To date Australia's growing dependence on the kangaroo-like volatility of natural gas has inflated its currency, killed its carbon-fighting programs, raised energy prices for Australians, polluted aquifers, fragmented farmland, and wasted billions of dollars in cost overruns.
In addition public opposition is growing to the export scheme which has neglected proper environmental monitoring from day one. The use of fly in and fly out temporary workers has also alienated the nation's workforce. In addition there is also growing concern about how much gas is available for export due to poor reserve conversion and declining well productivity.
None of these developments surprise seasoned energy experts. Around the word oil and gas mega-projects are in big trouble due to the extreme nature of unconventional hydrocarbons such as shale gas and bitumen. They not only cost more energy and capital to develop but deliver fewer returns than conventional resources and some renewables.
The trouble with mega-projects
Ed Merrow, the founder and president of California-based Independent Project Analysis, recently reported that oil and gas mega-projects that cost a billion dollars or more failed more often than other conventional mega-projects due to speed, sloppy upfront planning and bad management.
While 50 per cent of all non-oil and gas mega-projects tend to succeed, about 78 per cent of oil and gas projects fail due to massive cost-over runs and unrealized production targets.
In other words these projects do not mine or pipe anywhere near the volume of hydrocarbons that they promised to investors. (The spectacular under performance of steam plant or in situ projects in the oil sands is a case in point. Projects that promised 60,000 barrels a day typically deliver 30,000 barrels. There are also serious questions about the volume of unconventional gas in Australia, given rapid depletion rates and escalating extraction costs.)
Last but not least, the Russia-China deal has dire implications for LNG profits.
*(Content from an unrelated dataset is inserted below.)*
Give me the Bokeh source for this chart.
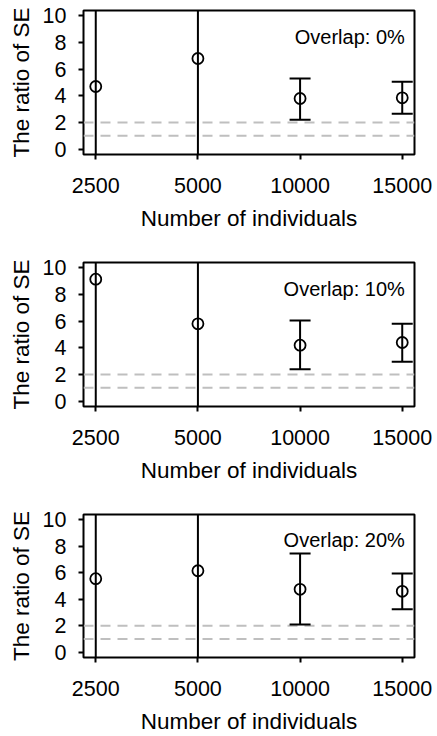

Last year Clark promised to collect a minimum of $100-billion over the next 30 years in taxes and royalties for British Columbians, the owners of the resource.
But with LNG prices falling in Asia, companies will aggressively push to reduce taxes for resource owners as they have in Australia. That means the Russia deal has probably vaporized Clark's $100-billion windfall.
The promised windfall was largely a PR exercise. For starters the multi-billion industry, which exports half of its shale gas to the tar sands, currently earns peanuts for British Columbia at less than $300-million a year.
A calculated and high risk government policy, that puts off any earnings from shale gas for decades, explains why taxpayers are losing big time. (In contrast even the petro state of Texas demands the money upfront in the short term.) Incredibly the B.C. government still actively subsidizes the largely foreign-owned industry with low royalties, free water, free geoscience and even road and pipeline incentives.
'Contractual train wreck'
Last February the Oxford Institute for Energy Studies offered several scenarios for LNG developments in Asia.
They noted that a well endowed LNG market will likely postpone or kill several high cost LNG projects around the world and give Asian buyers an incentive to create their own hub pricing centre, perhaps in Singapore.
They warned that this process may not be smooth, and could involve a "contractual train wreck." Some Asian buyers such as Japan may balk at high prices and sue North American sellers. Meanwhile LNG exporters will scramble to cover the costs of shipping in the spot market. Several years of commercial upheaval could dog LNG exporters and add more volatility to shale gas fields around the world.
If that happens (and the Russia-China deal makes it highly probable) the current government of British Columbia, which has gambled everything on LNG, is heading for a contractual train wreck with its citizens.